Tackling the Non-IID Issue in Heterogeneous Federated Learning by Gradient Harmonization
Xinyu Zhang, Weiyu Sun, Ying Chen
TL;DR
Non-IID data and device heterogeneity induce gradient conflicts on the server during federated learning, hindering convergence. The authors propose FedGH, a gradient harmonization method that computes pairwise cosine similarities among client gradients $g_t^k$ and, for conflicting pairs, applies an orthogonal projection using $g_t^i \leftarrow g_t^i - \frac{g_t^i \cdot \widetilde{g}_t^j}{\|\widetilde{g}_t^j\|^2} \widetilde{g}_t^j$ and $g_t^j \leftarrow g_t^j - \frac{g_t^j \cdot \widetilde{g}_t^i}{\|\widetilde{g}_t^i\|^2} \widetilde{g}_t^i$, before aggregating with weights $\frac{n_k}{n}$, aiming to harmonize updates. The global objective is $L(w) = \sum_{k=1}^{K} \frac{n_k}{n} L_k(w)$, and the method is designed as a plug-and-play server-side module with no hyperparameter tuning.
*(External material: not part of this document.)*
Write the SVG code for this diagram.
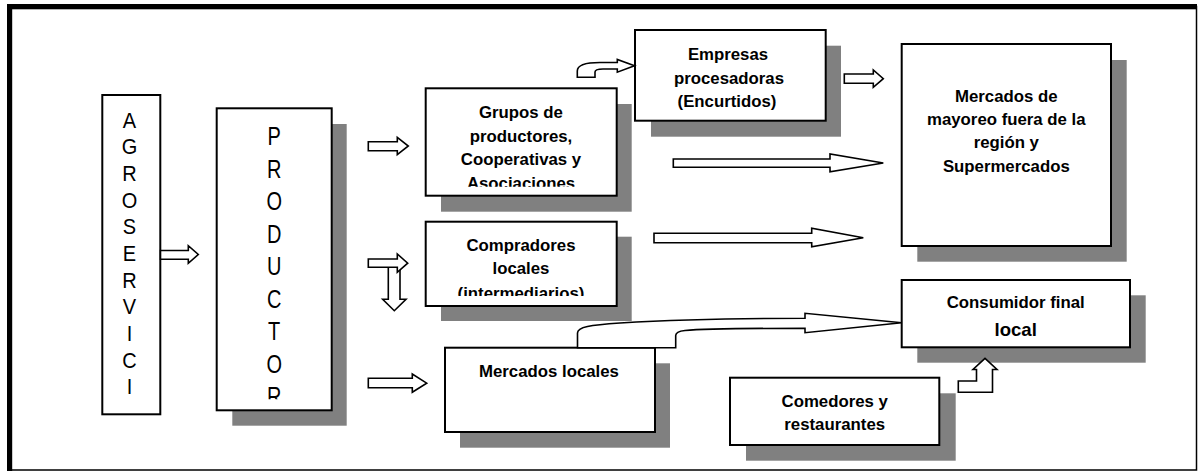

Empirical results across CIFAR-10/100, Tiny-ImageNet, and LEAF show FedGH consistently improves baselines (FedAvg, FedProx, FedNova, FedDecorr), with larger gains under stronger non-IIDness and notable reductions in communication rounds. Overall, FedGH offers a simple, effective mechanism to mitigate gradient conflicts in heterogeneous FL, enhancing convergence and practical deployment.
Abstract
Federated learning (FL) is a privacy-preserving paradigm for collaboratively training a global model from decentralized clients. However, the performance of FL is hindered by non-independent and identically distributed (non-IID) data and device heterogeneity. In this work, we revisit this key challenge through the lens of gradient conflicts on the server side. Specifically, we first investigate the gradient conflict phenomenon among multiple clients and reveal that stronger heterogeneity leads to more severe gradient conflicts. To tackle this issue, we propose FedGH, a simple yet effective method that mitigates local drifts through Gradient Harmonization. This technique projects one gradient vector onto the orthogonal plane of the other within conflicting client pairs. Extensive experiments demonstrate that FedGH consistently enhances multiple state-of-the-art FL baselines across diverse benchmarks and non-IID scenarios. Notably, FedGH yields more significant improvements in scenarios with stronger heterogeneity. As a plug-and-play module, FedGH can be seamlessly integrated into any FL framework without requiring hyperparameter tuning.